→ **GIVEN PROBLEM**: For each line below that contains the string "page", copy that line.

--- START OF GIVEN INFORMATION ---

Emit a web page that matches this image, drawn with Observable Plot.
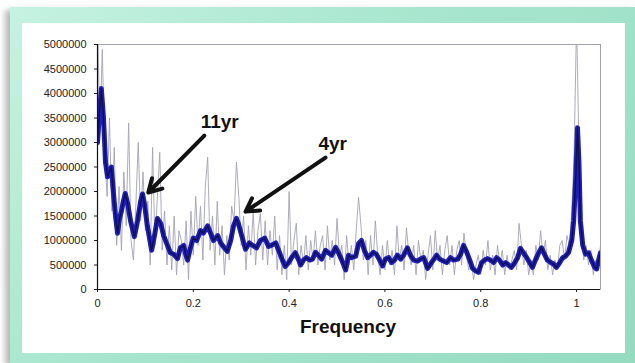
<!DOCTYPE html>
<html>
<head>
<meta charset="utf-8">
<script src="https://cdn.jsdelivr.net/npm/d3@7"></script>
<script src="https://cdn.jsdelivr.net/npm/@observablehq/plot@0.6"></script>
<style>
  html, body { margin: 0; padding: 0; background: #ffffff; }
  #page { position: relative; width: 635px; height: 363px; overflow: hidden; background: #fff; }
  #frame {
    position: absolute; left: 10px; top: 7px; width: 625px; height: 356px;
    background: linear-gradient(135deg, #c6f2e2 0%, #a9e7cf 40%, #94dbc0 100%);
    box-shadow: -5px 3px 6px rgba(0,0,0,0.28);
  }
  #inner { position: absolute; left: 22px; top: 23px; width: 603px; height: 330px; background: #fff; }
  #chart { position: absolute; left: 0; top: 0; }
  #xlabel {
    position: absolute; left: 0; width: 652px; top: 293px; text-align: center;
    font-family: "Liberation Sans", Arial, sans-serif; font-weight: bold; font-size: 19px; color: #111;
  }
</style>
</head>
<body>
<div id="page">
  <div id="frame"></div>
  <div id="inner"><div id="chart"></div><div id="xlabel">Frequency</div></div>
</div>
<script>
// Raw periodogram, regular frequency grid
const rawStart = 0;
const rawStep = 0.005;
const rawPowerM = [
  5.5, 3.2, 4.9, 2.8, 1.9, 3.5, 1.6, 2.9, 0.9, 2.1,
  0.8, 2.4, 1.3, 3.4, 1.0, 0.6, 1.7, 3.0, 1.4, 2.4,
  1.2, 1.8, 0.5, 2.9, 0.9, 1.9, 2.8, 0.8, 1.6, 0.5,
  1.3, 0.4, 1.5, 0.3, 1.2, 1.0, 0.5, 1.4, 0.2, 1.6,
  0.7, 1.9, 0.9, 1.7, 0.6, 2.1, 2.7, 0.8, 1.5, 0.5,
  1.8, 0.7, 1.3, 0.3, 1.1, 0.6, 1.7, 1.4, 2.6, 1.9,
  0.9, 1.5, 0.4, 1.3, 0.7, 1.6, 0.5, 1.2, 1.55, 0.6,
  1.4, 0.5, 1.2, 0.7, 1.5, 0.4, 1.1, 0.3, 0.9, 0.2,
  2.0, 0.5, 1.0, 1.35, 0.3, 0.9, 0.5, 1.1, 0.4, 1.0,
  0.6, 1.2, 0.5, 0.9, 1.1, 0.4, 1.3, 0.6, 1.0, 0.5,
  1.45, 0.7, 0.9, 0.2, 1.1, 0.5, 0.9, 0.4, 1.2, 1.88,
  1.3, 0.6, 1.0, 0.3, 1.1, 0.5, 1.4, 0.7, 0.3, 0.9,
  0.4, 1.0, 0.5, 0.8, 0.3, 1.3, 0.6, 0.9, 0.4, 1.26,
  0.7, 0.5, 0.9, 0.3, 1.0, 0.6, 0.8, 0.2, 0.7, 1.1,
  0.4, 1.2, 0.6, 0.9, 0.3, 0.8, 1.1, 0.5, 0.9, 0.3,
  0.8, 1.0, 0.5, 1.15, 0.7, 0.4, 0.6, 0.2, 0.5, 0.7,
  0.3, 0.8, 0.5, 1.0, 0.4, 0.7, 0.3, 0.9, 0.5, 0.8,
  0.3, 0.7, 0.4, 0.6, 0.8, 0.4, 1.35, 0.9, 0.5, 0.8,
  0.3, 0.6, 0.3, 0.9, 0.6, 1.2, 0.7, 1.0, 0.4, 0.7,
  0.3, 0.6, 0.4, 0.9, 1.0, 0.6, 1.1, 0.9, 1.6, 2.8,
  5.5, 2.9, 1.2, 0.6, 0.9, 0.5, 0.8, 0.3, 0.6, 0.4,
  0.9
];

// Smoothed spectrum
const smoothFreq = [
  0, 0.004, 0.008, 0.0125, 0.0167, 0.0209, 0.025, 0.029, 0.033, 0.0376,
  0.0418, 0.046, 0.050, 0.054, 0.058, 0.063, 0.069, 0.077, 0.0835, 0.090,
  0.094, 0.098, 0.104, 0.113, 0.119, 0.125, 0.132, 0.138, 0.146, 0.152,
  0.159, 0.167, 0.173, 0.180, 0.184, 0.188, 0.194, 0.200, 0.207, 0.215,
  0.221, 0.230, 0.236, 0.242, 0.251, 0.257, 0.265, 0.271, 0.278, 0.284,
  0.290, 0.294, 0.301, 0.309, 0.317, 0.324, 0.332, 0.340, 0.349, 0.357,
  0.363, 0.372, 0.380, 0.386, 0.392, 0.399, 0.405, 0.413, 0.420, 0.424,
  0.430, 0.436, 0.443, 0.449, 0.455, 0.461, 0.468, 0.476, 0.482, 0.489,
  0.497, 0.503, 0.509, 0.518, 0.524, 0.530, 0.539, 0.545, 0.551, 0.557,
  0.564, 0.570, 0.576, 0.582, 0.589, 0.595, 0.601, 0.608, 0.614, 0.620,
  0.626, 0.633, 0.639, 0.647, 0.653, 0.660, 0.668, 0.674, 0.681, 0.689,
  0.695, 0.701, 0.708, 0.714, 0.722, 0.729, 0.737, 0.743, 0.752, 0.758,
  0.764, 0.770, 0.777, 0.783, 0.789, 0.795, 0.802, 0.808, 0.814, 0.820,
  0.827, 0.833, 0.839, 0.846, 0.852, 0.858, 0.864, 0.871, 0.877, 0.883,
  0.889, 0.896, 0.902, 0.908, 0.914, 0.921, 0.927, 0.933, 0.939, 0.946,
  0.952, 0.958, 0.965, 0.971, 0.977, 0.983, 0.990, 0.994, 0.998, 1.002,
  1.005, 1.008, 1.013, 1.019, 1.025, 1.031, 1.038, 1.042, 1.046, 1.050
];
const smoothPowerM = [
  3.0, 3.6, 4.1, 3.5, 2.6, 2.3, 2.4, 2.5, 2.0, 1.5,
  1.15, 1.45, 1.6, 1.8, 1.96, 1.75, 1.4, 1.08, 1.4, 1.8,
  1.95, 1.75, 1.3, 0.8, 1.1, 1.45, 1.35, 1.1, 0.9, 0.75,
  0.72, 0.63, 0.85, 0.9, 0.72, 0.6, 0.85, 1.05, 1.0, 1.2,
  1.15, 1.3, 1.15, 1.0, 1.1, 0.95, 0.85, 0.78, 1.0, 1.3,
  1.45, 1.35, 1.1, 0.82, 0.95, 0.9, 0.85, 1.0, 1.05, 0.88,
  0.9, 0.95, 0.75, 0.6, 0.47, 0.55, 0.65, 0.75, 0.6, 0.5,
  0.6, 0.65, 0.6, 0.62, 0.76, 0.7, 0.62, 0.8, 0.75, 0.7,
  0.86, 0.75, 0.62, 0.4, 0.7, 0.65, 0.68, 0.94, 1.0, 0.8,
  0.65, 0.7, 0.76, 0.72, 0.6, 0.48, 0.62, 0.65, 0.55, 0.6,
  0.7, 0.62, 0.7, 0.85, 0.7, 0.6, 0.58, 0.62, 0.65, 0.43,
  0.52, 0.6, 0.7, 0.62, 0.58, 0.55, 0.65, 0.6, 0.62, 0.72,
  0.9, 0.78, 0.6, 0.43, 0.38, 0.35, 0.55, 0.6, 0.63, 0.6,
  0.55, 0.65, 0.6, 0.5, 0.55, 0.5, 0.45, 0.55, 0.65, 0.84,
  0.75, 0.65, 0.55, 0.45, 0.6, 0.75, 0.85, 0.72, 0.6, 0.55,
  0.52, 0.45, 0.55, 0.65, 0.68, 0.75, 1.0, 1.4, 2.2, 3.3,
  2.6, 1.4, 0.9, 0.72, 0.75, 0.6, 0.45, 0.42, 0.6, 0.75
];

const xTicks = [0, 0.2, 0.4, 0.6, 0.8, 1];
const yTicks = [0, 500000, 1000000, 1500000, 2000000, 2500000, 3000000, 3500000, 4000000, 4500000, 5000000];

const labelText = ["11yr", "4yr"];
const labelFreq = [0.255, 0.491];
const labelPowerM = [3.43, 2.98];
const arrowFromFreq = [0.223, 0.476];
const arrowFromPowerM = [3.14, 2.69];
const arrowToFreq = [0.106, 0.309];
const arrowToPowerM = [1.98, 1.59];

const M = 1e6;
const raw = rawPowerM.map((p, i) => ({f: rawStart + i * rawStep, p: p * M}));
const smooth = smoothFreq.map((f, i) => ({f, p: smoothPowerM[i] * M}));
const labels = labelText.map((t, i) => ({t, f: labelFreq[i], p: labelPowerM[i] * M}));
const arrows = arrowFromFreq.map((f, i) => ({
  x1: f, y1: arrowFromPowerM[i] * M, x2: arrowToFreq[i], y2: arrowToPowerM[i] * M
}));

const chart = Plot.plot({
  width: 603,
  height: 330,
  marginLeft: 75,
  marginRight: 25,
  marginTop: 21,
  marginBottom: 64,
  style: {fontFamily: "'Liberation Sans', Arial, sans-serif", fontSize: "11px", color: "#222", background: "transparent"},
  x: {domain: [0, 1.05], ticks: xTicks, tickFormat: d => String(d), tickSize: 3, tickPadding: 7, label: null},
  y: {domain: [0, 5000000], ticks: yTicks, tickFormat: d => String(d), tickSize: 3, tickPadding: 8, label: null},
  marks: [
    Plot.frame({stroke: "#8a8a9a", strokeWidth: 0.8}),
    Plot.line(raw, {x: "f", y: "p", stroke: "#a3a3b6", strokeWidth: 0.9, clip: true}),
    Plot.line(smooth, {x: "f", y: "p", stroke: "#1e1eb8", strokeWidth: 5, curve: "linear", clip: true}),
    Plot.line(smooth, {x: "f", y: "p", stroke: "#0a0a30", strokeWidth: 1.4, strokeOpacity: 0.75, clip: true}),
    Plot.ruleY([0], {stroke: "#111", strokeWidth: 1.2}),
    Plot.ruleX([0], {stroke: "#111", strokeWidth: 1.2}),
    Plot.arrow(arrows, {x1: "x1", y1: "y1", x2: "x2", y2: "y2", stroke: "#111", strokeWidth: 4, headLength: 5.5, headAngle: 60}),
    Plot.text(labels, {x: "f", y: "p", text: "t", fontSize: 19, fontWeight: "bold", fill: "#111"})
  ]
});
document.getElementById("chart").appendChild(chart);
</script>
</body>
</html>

--- END OF GIVEN INFORMATION ---

→ **SOLUTION FOR THIS PROBLEM**:
Emit a web page that matches this image, drawn with Observable Plot.
  #page { position: relative; width: 635px; height: 363px; overflow: hidden; background: #fff; }
<div id="page">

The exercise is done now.